MthwRobinson commented 3 weeks ago

Hi @pss-123 - thanks for opening this issue. Could you attach an example file to this issue and describe the behavior you're observing?

Separately, if you'd like to process HTML documents visually, you can convert the HTML file to a PDF or an image and then process the converted file using the hi res strategy.

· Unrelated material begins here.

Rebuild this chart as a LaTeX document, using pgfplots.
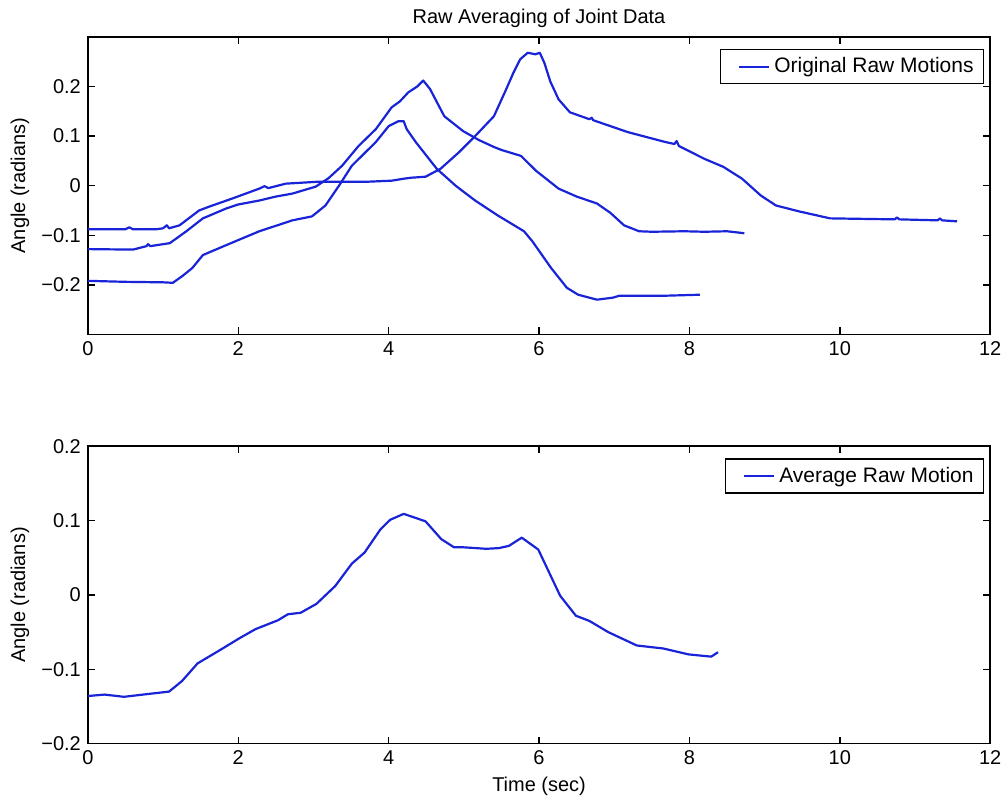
\documentclass[border=0pt]{standalone}
\usepackage{fontspec}
\setmainfont{Liberation Sans}
\usepackage{pgfplots}
\pgfplotsset{compat=1.18}

\definecolor{rawblue}{RGB}{25,35,215}

\pgfplotsset{
  raw/.style={rawblue, line width=1.1pt, line join=round, mark=none},
  matlab/.style={
    scale only axis, width=452pt, height=149pt,
    xmin=0, xmax=12, xtick={0,2,...,12},
    tick align=inside, major tick length=3.5pt,
    axis line style={line width=0.8pt},
    tick style={black, line width=0.7pt},
    ticklabel style={font=\fontsize{10}{12}\selectfont},
    label style={font=\fontsize{10}{12}\selectfont},
    /pgf/number format/assume math mode=true,
    every axis y label/.style={at={(axis description cs:0,0.5)}, xshift=-34pt, rotate=90, anchor=center},
    every axis x label/.style={at={(axis description cs:0.5,0)}, yshift=-21.5pt, anchor=center},
    every axis title/.style={at={(axis description cs:0.5,1)}, yshift=9.5pt, anchor=center, font=\fontsize{10}{12}\selectfont},
    legend style={at={(1,1)}, anchor=north east, xshift=-3pt, yshift=-6pt,
      draw=black, line width=0.7pt, fill=white,
      font=\fontsize{10.5}{12.5}\selectfont, inner xsep=3pt, inner ysep=2pt},
    legend image code/.code={\path (0pt,0pt); \draw[#1, line width=1.1pt] (6pt,0pt) -- (21pt,0pt);},
  }
}

\begin{document}
\begin{tikzpicture}
% bottom: averaged motion
\begin{axis}[matlab, name=bot,
  ymin=-0.2, ymax=0.2, ytick={-0.2,-0.1,0,0.1,0.2},
  yticklabels={−0.2,−0.1,0,0.1,0.2},
  xlabel={Time (sec)}, ylabel={Angle (radians)}]
\addplot[raw] coordinates {
  (0,-0.136) (0.22,-0.134) (0.48,-0.137) (0.82,-0.133) (1.08,-0.130)
  (1.25,-0.116) (1.46,-0.092) (1.76,-0.074) (2.02,-0.058) (2.23,-0.046)
  (2.53,-0.034) (2.66,-0.026) (2.83,-0.024) (3.04,-0.012) (3.29,0.012)
  (3.51,0.042) (3.68,0.057) (3.89,0.088) (4.02,0.101) (4.20,0.109)
  (4.49,0.099) (4.70,0.075) (4.87,0.064) (5.00,0.064) (5.30,0.062)
  (5.47,0.063) (5.60,0.066) (5.77,0.077) (5.99,0.061) (6.28,-0.001)
  (6.49,-0.028) (6.67,-0.035) (6.92,-0.050) (7.30,-0.068) (7.65,-0.072)
  (7.99,-0.080) (8.29,-0.083) (8.38,-0.077)
};
\addlegendentry{Average Raw Motion}
\end{axis}

% top: raw motions
\begin{axis}[matlab, name=top, at={(0pt,205pt)},
  ymin=-0.3, ymax=0.3, ytick={-0.2,-0.1,0,0.1,0.2},
  yticklabels={−0.2,−0.1,0,0.1,0.2},
  title={Raw Averaging of Joint Data}, ylabel={Angle (radians)}]
\addplot[raw] coordinates {
  (0,-0.088) (0.5,-0.088) (0.55,-0.084) (0.6,-0.088) (0.91,-0.088)
  (1.0,-0.086) (1.05,-0.080) (1.08,-0.086) (1.22,-0.080) (1.48,-0.050)
  (1.62,-0.042) (1.92,-0.026) (2.28,-0.006) (2.35,-0.001) (2.4,-0.005)
  (2.63,0.004) (3.07,0.008) (3.5,0.008) (3.73,0.008) (4.04,0.010)
  (4.2,0.014) (4.3,0.016) (4.49,0.018) (4.69,0.034) (4.94,0.068)
  (5.15,0.100) (5.4,0.140) (5.55,0.190) (5.66,0.228) (5.75,0.255)
  (5.85,0.268) (5.95,0.265) (6.01,0.268) (6.07,0.248) (6.15,0.210)
  (6.26,0.174) (6.41,0.148) (6.67,0.134) (6.7,0.137) (6.72,0.132)
  (7.18,0.108) (7.68,0.088) (7.8,0.084) (7.83,0.090) (7.86,0.080)
  (8.2,0.054) (8.45,0.038) (8.7,0.014) (8.95,-0.020) (9.15,-0.040)
  (9.46,-0.052) (9.87,-0.066) (10.73,-0.068) (10.76,-0.064) (10.79,-0.068)
  (11.3,-0.070) (11.33,-0.066) (11.36,-0.070) (11.56,-0.072)
};
\addlegendentry{Original Raw Motions}
\addplot[raw] coordinates {
  (0,-0.128) (0.6,-0.129) (0.78,-0.122) (0.8,-0.118) (0.83,-0.122)
  (1.09,-0.116) (1.31,-0.092) (1.53,-0.066) (1.84,-0.046) (2.0,-0.038)
  (2.28,-0.030) (2.5,-0.022) (2.72,-0.016) (3.03,-0.002) (3.2,0.015)
  (3.38,0.040) (3.6,0.080) (3.83,0.114) (4.04,0.158) (4.15,0.170)
  (4.26,0.188) (4.38,0.200) (4.46,0.212) (4.55,0.195) (4.74,0.140)
  (4.99,0.110) (5.2,0.092) (5.4,0.078) (5.5,0.072) (5.76,0.060)
  (5.96,0.030) (6.26,-0.006) (6.5,-0.022) (6.77,-0.036) (6.95,-0.055)
  (7.13,-0.080) (7.33,-0.092) (7.5,-0.093) (7.93,-0.092) (8.2,-0.093)
  (8.5,-0.092) (8.73,-0.096)
};
\addplot[raw] coordinates {
  (0,-0.192) (0.5,-0.194) (1.0,-0.195) (1.13,-0.196) (1.26,-0.182)
  (1.39,-0.166) (1.53,-0.140) (1.84,-0.120) (2.28,-0.092) (2.72,-0.070)
  (2.98,-0.062) (3.16,-0.040) (3.34,0.000) (3.51,0.040) (3.83,0.088)
  (4.0,0.120) (4.13,0.130) (4.2,0.130) (4.24,0.114) (4.36,0.088)
  (4.64,0.034) (4.89,0.000) (5.15,-0.030) (5.45,-0.060) (5.8,-0.092)
  (5.91,-0.112) (6.16,-0.166) (6.37,-0.206) (6.52,-0.220) (6.77,-0.230)
  (6.98,-0.226) (7.07,-0.222) (7.68,-0.222) (8.14,-0.220)
};
\end{axis}

\path ([shift={(-44pt,-28pt)}]bot.south west) rectangle ([shift={(7.5pt,18.5pt)}]top.north east);
\end{tikzpicture}
\end{document}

scanny commented 3 weeks ago

This is some sample HTML that will reproduce the issue:

<p>
  American football is by several measures the most popular spectator sport in the United States;
  <sup id="cite_ref-574" class="reference">
    <a href="#cite_note-574">[554]</a>
  </sup>
  the
  <a href="https://en.wikipedia.org/wiki/National_Football_League" title="National Football League">
    National Football League
  </a> has the highest average attendance of any sports league in the world, and the
  <a href="https://en.wikipedia.org/wiki/Super_Bowl" title="Super Bowl">Super Bowl</a> is watched
  by tens of millions globally.
  <sup id="cite_ref-575" class="reference">
    <a href="#cite_note-575">[555]</a>
  </sup>
  However, baseball has been regarded as the U.S.
  "<a href="https://en.wikipedia.org/wiki/National_sport" title="National sport">national sport</a>"
  since the late 19th century. After American football, the next four most popular professional
  team sports are basketball, baseball, soccer, and ice hockey. Their premier leagues are,
  respectively, the
  <a
    href="https://en.wikipedia.org/wiki/National_Basketball_Association"
    title="National Basketball Association"
  >
    National Basketball Association
  </a>,
  <a href="https://en.wikipedia.org/wiki/Major_League_Baseball" title="Major League Baseball">
    Major League Baseball
  </a>,
  <a
    href="https://en.wikipedia.org/wiki/Major_League_Soccer"
    title="Major League Soccer"
  >
    Major League Soccer
  </a>,
  and the
  <a href="https://en.wikipedia.org/wiki/National_Hockey_League" title="National Hockey League">
    National Hockey League
  </a>.
  The most-watched
  <a href="https://en.wikipedia.org/wiki/Individual_sport" title="Individual sport">
    individual sports
  </a>
  in the U.S. are
  <a
    href="https://en.wikipedia.org/wiki/Golf_in_the_United_States"
    title="Golf in the United States"
  >
    golf
  </a> and
  <a href="https://en.wikipedia.org/wiki/Auto_racing" title="Auto racing">auto racing</a>,
  particularly
  <a href="https://en.wikipedia.org/wiki/NASCAR" title="NASCAR">NASCAR</a>
  and
  <a href="https://en.wikipedia.org/wiki/IndyCar" title="IndyCar">IndyCar</a>.
  <sup id="cite_ref-576" class="reference"><a href="#cite_note-576">[556]</a></sup>
  <sup id="cite_ref-577" class="reference"><a href="#cite_note-577">[557]</a></sup>
</p>

produces:

HTMLText('[554]')
HTMLNarrativeText('National Football League\n   has the highest average attendance of any sports league in the world, and the')
HTMLNarrativeText('Super Bowl is watched\n  by tens of millions globally.')
HTMLText('[555]')
HTMLNarrativeText(
    'national sport"\n  since the late 19th century. After American football, the next four most popular'
    ' professional\n  team sports are basketball, baseball, soccer, and ice hockey. Their premier leagues'
    ' are,\n  respectively, the'
)
HTMLText('National Basketball Association\n  ,')
HTMLText('Major League Baseball\n  ,')
HTMLTitle('Major League Soccer\n  ,\n  and the')
HTMLTitle('National Hockey League\n  .\n  The most-watched')
HTMLNarrativeText('individual sports\n  \n  in the U.S. are')
HTMLTitle('golf\n   and')
HTMLTitle('auto racing,\n  particularly')
HTMLTitle('NASCAR\n  and')
HTMLTitle('IndyCar.')
HTMLText('[556]')
HTMLText('[557]')

Note also that the initial <p> element text "American football is by several measures ..." is dropped along with other portions of text like "However, baseball has been regarded in the U.S. ...".

pss-123 commented 3 weeks ago

Separately, if you'd like to process HTML documents visually, you can convert the HTML file to a PDF or an image and then process the converted file using the hi res strategy.

@MthwRobinson Thank you for providing this idea. I will give it a try for sure.